In a separate interview on “Meet the Press,” Vance said he agreed with Trump’s remark to Rogan that people like Schiff and Pelosi pose a greater threat to the United States than Russia or China do.

“What he said - and I do agree with this - what he said is that the biggest threat we have in our country, it’s not a foreign adversary, because we can handle these guys,” Vance said.

Other allies of the former president have taken a similar line when asked about Trump’s comments, such as House Speaker Mike Johnson (R-Louisiana). When asked the same question by Tapper last week, Johnson replied that Trump is not talking about Democratic leaders when he speaks about the “enemy within,” but rather “marauding gangs of dangerous, violent people who are destroying public property.”

In the past week, some of Trump’s most senior former advisers have warned Americans to take the former president’s militaristic impulses seriously. Kelly, his longest-serving chief of staff, told the New York Times that Trump expected personal loyalty from military leaders and spoke admiringly of Adolf Hitler.

On Sunday, Vance accused Kelly and the other former top Trump administration officials who have spoken up of being warmongers. Vance claimed in the CNN interview that Kelly is “not an honest arbiter” because he has a worldview that is “oppositional to peace and prosperity.”

In his “Meet the Press” interview, Vance also accused the Republicans who are now critical of Trump of wanting to start wars.

“If Donald Trump wanted to start a nuclear war with Russia, I guarantee you that John Kelly and [former congresswoman] Liz Cheney would be at the front of the line endorsing him,” Vance said.
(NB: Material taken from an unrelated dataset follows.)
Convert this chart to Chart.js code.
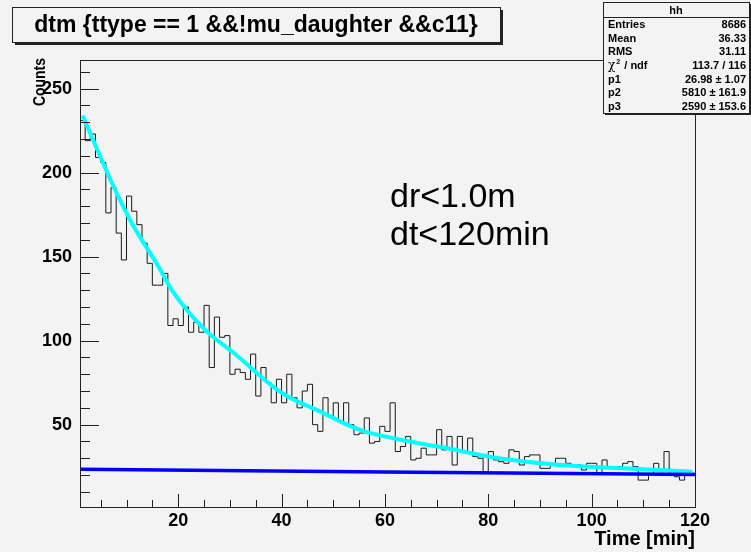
<!DOCTYPE html>
<html>
<head>
<meta charset="utf-8">
<script src="https://cdn.jsdelivr.net/npm/chart.js@4.4.0/dist/chart.umd.min.js"></script>
<style>
  html, body { margin: 0; padding: 0; background: #f3f3f3; }
  #wrap { width: 751px; height: 552px; }
</style>
</head>
<body>
<div id="wrap"><canvas id="dtm" width="751" height="552"></canvas></div>
<script>
// histogram "hh": 1-minute bins, first bin starts at t = 1 min
const binStart = 1;
const binWidth = 1;
const counts = [
  256, 231, 219, 223, 209, 206, 176, 191, 164, 148,
  186, 177, 169, 158, 146, 133, 133, 140, 109, 113,
  109, 120, 105, 111, 105, 121, 84, 114, 102, 103,
  80, 83, 81, 77, 92, 67, 84, 75, 63, 77,
  63, 80, 66, 60, 70, 74, 50, 46, 66, 55,
  63, 52, 63, 50, 44, 45, 54, 39, 40, 49,
  46, 63, 34, 37, 43, 29, 30, 36, 32, 32,
  47, 35, 43, 26, 43, 34, 42, 31, 30, 22,
  34, 29, 28, 27, 35, 34, 26, 31, 32, 32,
  24, 24, 26, 30, 30, 27, 26, 26, 23, 27,
  27, 21, 29, 24, 24, 25, 27, 28, 25, 17,
  17, 21, 27, 22, 34, 21, 19, 17, 21
];

// fitted curve (cyan)
const fitTime   = [1.5, 7, 11, 16, 19, 25, 31, 40, 48, 55, 63, 72, 82, 94, 106, 119.5];
const fitCounts = [234, 195, 170, 145, 129, 107, 92, 69, 57, 47, 41, 36, 30, 26, 24, 22];

// slow background component (blue)
const bgTime   = [1, 60, 120];
const bgCounts = [23.4, 21.9, 20.3];

const xTicks = [20, 40, 60, 80, 100, 120];
const yTicks = [50, 100, 150, 200, 250];

const titleText = 'dtm {ttype == 1 &&!mu_daughter &&c11}';
const yTitle = 'Counts';
const statsName = 'hh';
const statsLabels = ['Entries', 'Mean', 'RMS', 'CHI2', 'p1', 'p2', 'p3'];
const statsValues = ['8686', '36.33', '31.11', '113.7 / 116', '26.98 \u00b1 1.07', '5810 \u00b1 161.9', '2590 \u00b1 153.6'];
const noteLines = ['dr<1.0m', 'dt<120min'];

const BG = '#f3f3f3';
const FONT = '"Liberation Sans", Arial, Helvetica, sans-serif';

const histPoints = counts.map((c, i) => ({ x: binStart + i * binWidth, y: c }));
histPoints.push({ x: binStart + counts.length * binWidth, y: counts[counts.length - 1] });

// ROOT-like frame with ticks pointing inwards, plus the paves
const rootFrame = {
  id: 'rootFrame',
  beforeDraw(chart) {
    const ctx = chart.ctx;
    ctx.save();
    ctx.fillStyle = BG;
    ctx.fillRect(0, 0, chart.width, chart.height);
    ctx.restore();
  },
  afterDatasetsDraw(chart) {
    const { ctx, chartArea: a, scales: { x, y } } = chart;
    ctx.save();
    ctx.strokeStyle = '#222';
    ctx.lineWidth = 1;
    ctx.strokeRect(Math.round(a.left) + 0.5, Math.round(a.top) + 0.5,
      Math.round(a.right - a.left), Math.round(a.bottom - a.top));
    ctx.beginPath();
    for (let v = 10; v <= y.max; v += 10) {
      const py = Math.round(y.getPixelForValue(v)) + 0.5;
      const len = v % 50 === 0 ? 19 : 10;
      ctx.moveTo(a.left, py);
      ctx.lineTo(a.left + len, py);
    }
    for (let v = 5; v <= x.max; v += 5) {
      const px = Math.round(x.getPixelForValue(v)) + 0.5;
      const len = v % 20 === 0 ? 13 : 7;
      ctx.moveTo(px, a.bottom);
      ctx.lineTo(px, a.bottom - len);
    }
    ctx.stroke();
    ctx.restore();
  },
  afterDraw(chart) {
    const ctx = chart.ctx;
    const a = chart.chartArea;
    ctx.save();

    // y axis title, right-aligned at the top of the frame
    ctx.save();
    ctx.translate(45, a.top - 2);
    ctx.rotate(-Math.PI / 2);
    ctx.scale(0.82, 1);
    ctx.fillStyle = '#000';
    ctx.font = 'bold 17px ' + FONT;
    ctx.textAlign = 'right';
    ctx.textBaseline = 'alphabetic';
    ctx.fillText(yTitle, 0, 0);
    ctx.restore();

    // title pave with shadow
    const tx = 12, ty = 7, tw = 488, th = 35;
    ctx.fillStyle = '#222';
    ctx.fillRect(tx + 3, ty + 3, tw, th);
    ctx.fillStyle = BG;
    ctx.fillRect(tx, ty, tw, th);
    ctx.strokeStyle = '#222';
    ctx.lineWidth = 1;
    ctx.strokeRect(tx + 0.5, ty + 0.5, tw, th);
    ctx.fillStyle = '#000';
    ctx.font = 'bold 23px ' + FONT;
    ctx.textAlign = 'center';
    ctx.textBaseline = 'middle';
    ctx.fillText(titleText, tx + tw / 2, ty + th / 2 + 1);

    // stats pave
    const sx = 603, sy = 2, sw = 146, sh = 111, hh = 15;
    ctx.fillStyle = '#222';
    ctx.fillRect(sx + 2, sy + 2, sw, sh);
    ctx.fillStyle = BG;
    ctx.fillRect(sx, sy, sw, sh);
    ctx.strokeRect(sx + 0.5, sy + 0.5, sw, sh);
    ctx.beginPath();
    ctx.moveTo(sx, sy + hh + 0.5);
    ctx.lineTo(sx + sw, sy + hh + 0.5);
    ctx.stroke();
    ctx.fillStyle = '#000';
    ctx.font = 'bold 11px ' + FONT;
    ctx.textAlign = 'center';
    ctx.fillText(statsName, sx + sw / 2, sy + hh / 2 + 1);
    const rowH = (sh - hh) / statsLabels.length;
    statsLabels.forEach((lab, i) => {
      const ry = sy + hh + rowH * (i + 0.5) + 1;
      ctx.textAlign = 'left';
      if (lab === 'CHI2') {
        ctx.font = '12px "DejaVu Serif", serif';
        ctx.fillText('\u03c7', sx + 5, ry);
        const w = ctx.measureText('\u03c7').width;
        ctx.font = 'bold 7px ' + FONT;
        ctx.fillText('2', sx + 5 + w + 1, ry - 4);
        ctx.font = 'bold 11px ' + FONT;
        ctx.fillText('/ ndf', sx + 5 + w + 9, ry);
      } else {
        ctx.font = 'bold 11px ' + FONT;
        ctx.fillText(lab, sx + 5, ry);
      }
      ctx.font = 'bold 11px ' + FONT;
      ctx.textAlign = 'right';
      ctx.fillText(statsValues[i], sx + sw - 3, ry);
    });

    // cut annotation
    ctx.font = '34px ' + FONT;
    ctx.textAlign = 'left';
    ctx.textBaseline = 'alphabetic';
    ctx.fillText(noteLines[0], 390, 207);
    ctx.fillText(noteLines[1], 390, 245);
    ctx.restore();
  }
};

new Chart(document.getElementById('dtm'), {
  type: 'line',
  data: {
    datasets: [
      {
        label: 'hh',
        data: histPoints,
        stepped: 'after',
        borderColor: '#1a1a1a',
        borderWidth: 1,
        pointRadius: 0,
        fill: false,
        order: 3
      },
      {
        label: 'fit',
        data: fitTime.map((t, i) => ({ x: t, y: fitCounts[i] })),
        borderColor: '#00ffff',
        borderWidth: 4,
        pointRadius: 0,
        cubicInterpolationMode: 'monotone',
        fill: false,
        order: 2
      },
      {
        label: 'background',
        data: bgTime.map((t, i) => ({ x: t, y: bgCounts[i] })),
        borderColor: '#0000ff',
        borderWidth: 3.5,
        pointRadius: 0,
        fill: false,
        order: 1
      }
    ]
  },
  options: {
    responsive: false,
    animation: false,
    devicePixelRatio: 1,
    layout: { padding: { left: 0, top: 60, right: 56, bottom: 0 } },
    plugins: {
      legend: { display: false },
      tooltip: { enabled: false },
      title: { display: false }
    },
    scales: {
      x: {
        type: 'linear',
        min: 1,
        max: 120,
        afterBuildTicks: s => { s.ticks = xTicks.map(v => ({ value: v })); },
        afterFit: s => { s.height = 45; s.paddingLeft = 0; s.paddingRight = 0; },
        grid: { display: false, drawTicks: false },
        border: { display: false },
        ticks: {
          color: '#000',
          font: { family: FONT, size: 18, weight: 'bold' },
          padding: 3,
          maxRotation: 0,
          autoSkip: false
        },
        title: {
          display: true,
          text: 'Time [min]',
          align: 'end',
          color: '#000',
          font: { family: FONT, size: 20, weight: 'bold' },
          padding: { top: 0, bottom: 1 }
        }
      },
      y: {
        type: 'linear',
        min: 1,
        max: 267,
        afterBuildTicks: s => { s.ticks = yTicks.map(v => ({ value: v })); },
        afterFit: s => { s.width = 80; s.paddingTop = 0; s.paddingBottom = 0; },
        grid: { display: false, drawTicks: false },
        border: { display: false },
        ticks: {
          color: '#000',
          font: { family: FONT, size: 18, weight: 'bold' },
          padding: 8,
          autoSkip: false
        },
        title: { display: false }
      }
    }
  },
  plugins: [rootFrame]
});
</script>
</body>
</html>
Appearing on CBS News’s “Face the Nation,” Vance said Cheney’s father, Republican former vice president Dick Cheney, is “responsible for the deaths of millions of innocent Arabs and tens of thousands of innocent American troops.” And he said Liz Cheney, who is supporting Harris on the campaign trail, “loves to talk about how she would like to start wars with effectively every country all over the world.”

Asked on both NBC and CBS whether he would be loyal to Trump or the Constitution - a choice Pence said he had to make on Jan. 6, 2021 - Vance said he’d be loyal to the Constitution, before quickly changing the topic on both shows.